Let \(A\) be a subset of the natural numbers with the property that every natural number can be represented as the sum of two elements of \(A\). It was conjectured by Erdős and Turán that the number of such representations of \(n\), denoted by \(r(A,n)\), is unbounded as \(n \to \infty\) and that \(| \sum_{k=0}^n (r(A,k)-c)| \) is unbounded as \(n \to \infty\) for every \(c>0\). In the latter direction, \textit{P. Erdős} and \textit{W. H. J. Fuchs} [J. Lond. Math. Soc. (2) 31, 67--73 (1956; Zbl 0070.04104)] showed that this sum cannot be \(o(n^{1/4}(\log n)^{-1/2})\). Call \(f=\sum_{n \geq 0} a_n X^n \in {\mathbb R}[[X]]\) a supported power series if there exists \(\gamma > 0\) such that for each \(n\) one has \(a_n=0\) or \(a_n > \gamma\).
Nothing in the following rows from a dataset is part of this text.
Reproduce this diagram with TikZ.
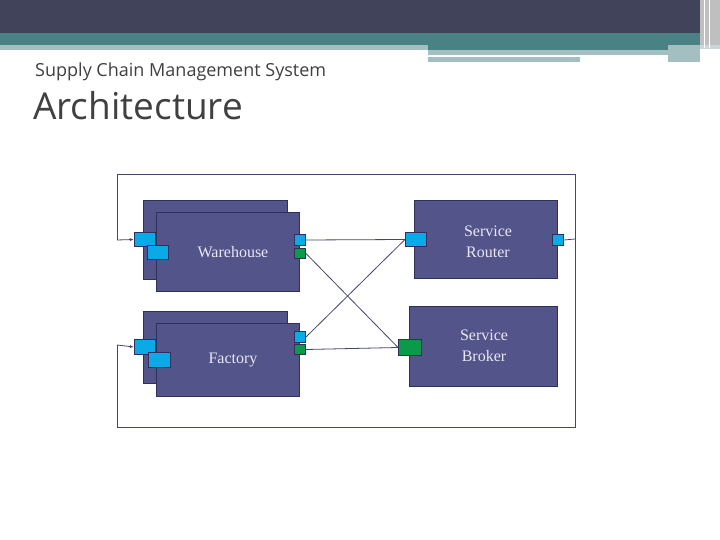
\documentclass[tikz,border=0pt]{standalone}
\usepackage{fontspec}
\usetikzlibrary{arrows.meta}
\newfontfamily\titlefont{Open Sans}
\newfontfamily\lblfont{Liberation Serif}
\begin{document}
\begin{tikzpicture}[x=1pt,y=-1pt,
  box/.style={draw=boxline,fill=boxfill,line width=1.2pt},
  bport/.style={draw=boxline,fill=portblue,line width=1pt},
  gport/.style={draw=boxline,fill=portgreen,line width=1pt},
  lbl/.style={text=labeltext,font=\lblfont\fontsize{16}{21}\selectfont,align=center},
  wire/.style={draw=wirecol,line width=0.8pt},
  arr/.style={wire,-{Latex[length=4pt,width=3pt]}}]
\definecolor{boxfill}{HTML}{52548A}
\definecolor{boxline}{HTML}{2E3058}
\definecolor{portblue}{HTML}{0AAAE8}
\definecolor{portgreen}{HTML}{0A9A4A}
\definecolor{labeltext}{HTML}{E8E8F5}
\definecolor{wirecol}{HTML}{45476A}
\definecolor{bandA}{HTML}{40435A}
\definecolor{bandB}{HTML}{4A8185}
\definecolor{bandC}{HTML}{A3BFC1}
\useasboundingbox (0,0) rectangle (720,540);
\fill[white] (0,0) rectangle (720,540);
% banner
\fill[bandA] (0,0) rectangle (720,33);
\fill[bandB] (0,33) rectangle (720,45);
\fill[bandC] (0,45) rectangle (428,50);
\fill[bandB] (428,45) rectangle (700,50);
\fill[bandC] (428,50) rectangle (668,55);
\fill[bandC] (428,57) rectangle (580,62);
\fill[bandC] (668,45) rectangle (700,62);
\fill[gray!50] (700,0) rectangle (720,45);
\fill[bandC!60] (700,45) rectangle (720,49);
\draw[white,line width=0.6pt] (704,0) -- (704,48) (709,0) -- (709,48);
% titles
\node[anchor=base west,inner sep=0,text=black!75,font=\titlefont\fontsize{18}{22}\selectfont] (sub) at (35,77) {Supply Chain Management System};
\node[anchor=base west,inner sep=0,text=black!75,font=\titlefont\fontsize{37}{44}\selectfont] (ttl) at (33,120) {Architecture};
% outer loop
\coordinate (tl) at (117,174);
\coordinate (tr) at (575,174);
\coordinate (br) at (575,427);
\coordinate (bl) at (117,427);
\coordinate (ra) at (575,239);
\draw[wire] (117,240) -- (tl) -- (tr) -- (br) -- (bl) -- (117,345);
% boxes
\node[box,minimum width=144,minimum height=79,anchor=north west] (wb) at (143,200) {};
\node[box,minimum width=143,minimum height=79,anchor=north west] (w) at (156,212) {};
\node[lbl] (wl) at (233,252) {Warehouse};
\node[box,minimum width=144,minimum height=72,anchor=north west] (fb) at (143,311) {};
\node[box,minimum width=143,minimum height=73,anchor=north west] (f) at (156,323) {};
\node[lbl] (fl) at (233,360) {Factory};
\node[box,minimum width=143,minimum height=78,anchor=north west] (r) at (414,200) {};
\node[lbl] (rl) at (488,242) {Service\\Router};
\node[box,minimum width=148,minimum height=80,anchor=north west] (b) at (409,306) {};
\node[lbl] (bl2) at (484,346) {Service\\Broker};
% ports
\node[bport,minimum width=21,minimum height=14,inner sep=0,anchor=north west] (wp1) at (134,232) {};
\node[bport,minimum width=21,minimum height=14,inner sep=0,anchor=north west] (wp2) at (147,245) {};
\node[bport,minimum width=11,minimum height=11,inner sep=0,anchor=north west] (wo1) at (294,234) {};
\node[gport,minimum width=11,minimum height=10,inner sep=0,anchor=north west] (wo2) at (294,248) {};
\node[bport,minimum width=21,minimum height=15,inner sep=0,anchor=north west] (fp1) at (134,339) {};
\node[bport,minimum width=22,minimum height=15,inner sep=0,anchor=north west] (fp2) at (148,352) {};
\node[bport,minimum width=11,minimum height=11,inner sep=0,anchor=north west] (fo1) at (294,331) {};
\node[gport,minimum width=11,minimum height=10,inner sep=0,anchor=north west] (fo2) at (294,344) {};
\node[bport,minimum width=21,minimum height=14,inner sep=0,anchor=north west] (rp) at (405,232) {};
\node[bport,minimum width=11,minimum height=11,inner sep=0,anchor=north west] (ro) at (552,234) {};
\node[gport,minimum width=23,minimum height=16,inner sep=0,anchor=north west] (bp) at (398,339) {};
% arrows into left ports
\draw[arr] (117,240) -- (wp1.west);
\draw[arr] (117,345) -- (fp1.west);
% connectors
\draw[wire] (wo1.east) -- (rp.west);
\draw[wire] (wo2.east) -- (bp.west);
\draw[wire] (fo1.east) -- (rp.west);
\draw[wire] (fo2.east) -- (bp.west);
\draw[wire] (ro.east) -- (ra);
\end{tikzpicture}
\end{document}
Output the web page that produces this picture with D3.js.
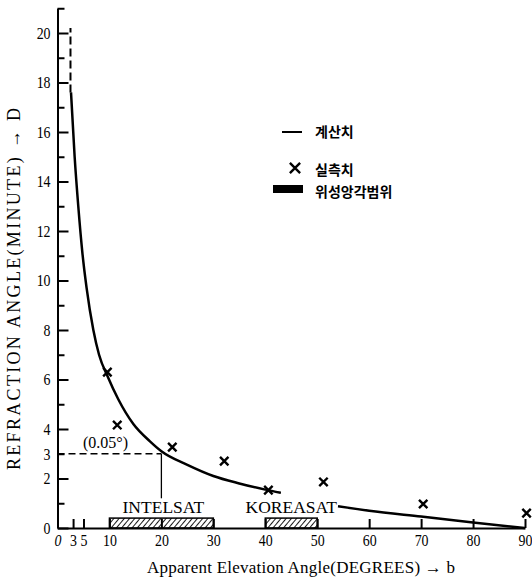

Further write \(r(f,n)=\sum_{i+j=n}a_ia_j\) for the coefficient of \(X^n\) in the series \(f^2\), so that \(r(f,n)\) coincides with \(r(A,n)\) when \(a_n\) is the indicator function of the set \(A\). The authors extend the Erdös-Fuchs Theorem to this more general situation, but with a slightly weaker conclusion: If \(f\) is a supported series and \(\sum_{k=0}^n(r(f,k)-c) = O(n^t)\) for some \(c>0\), then one has \(t \geq 1/4\). The proof is based on the method of \textit{D. J. Newman} [Proc. Am. Math. Soc. 75, No. 2, 209--210 (1979; Zbl 0418.10053)].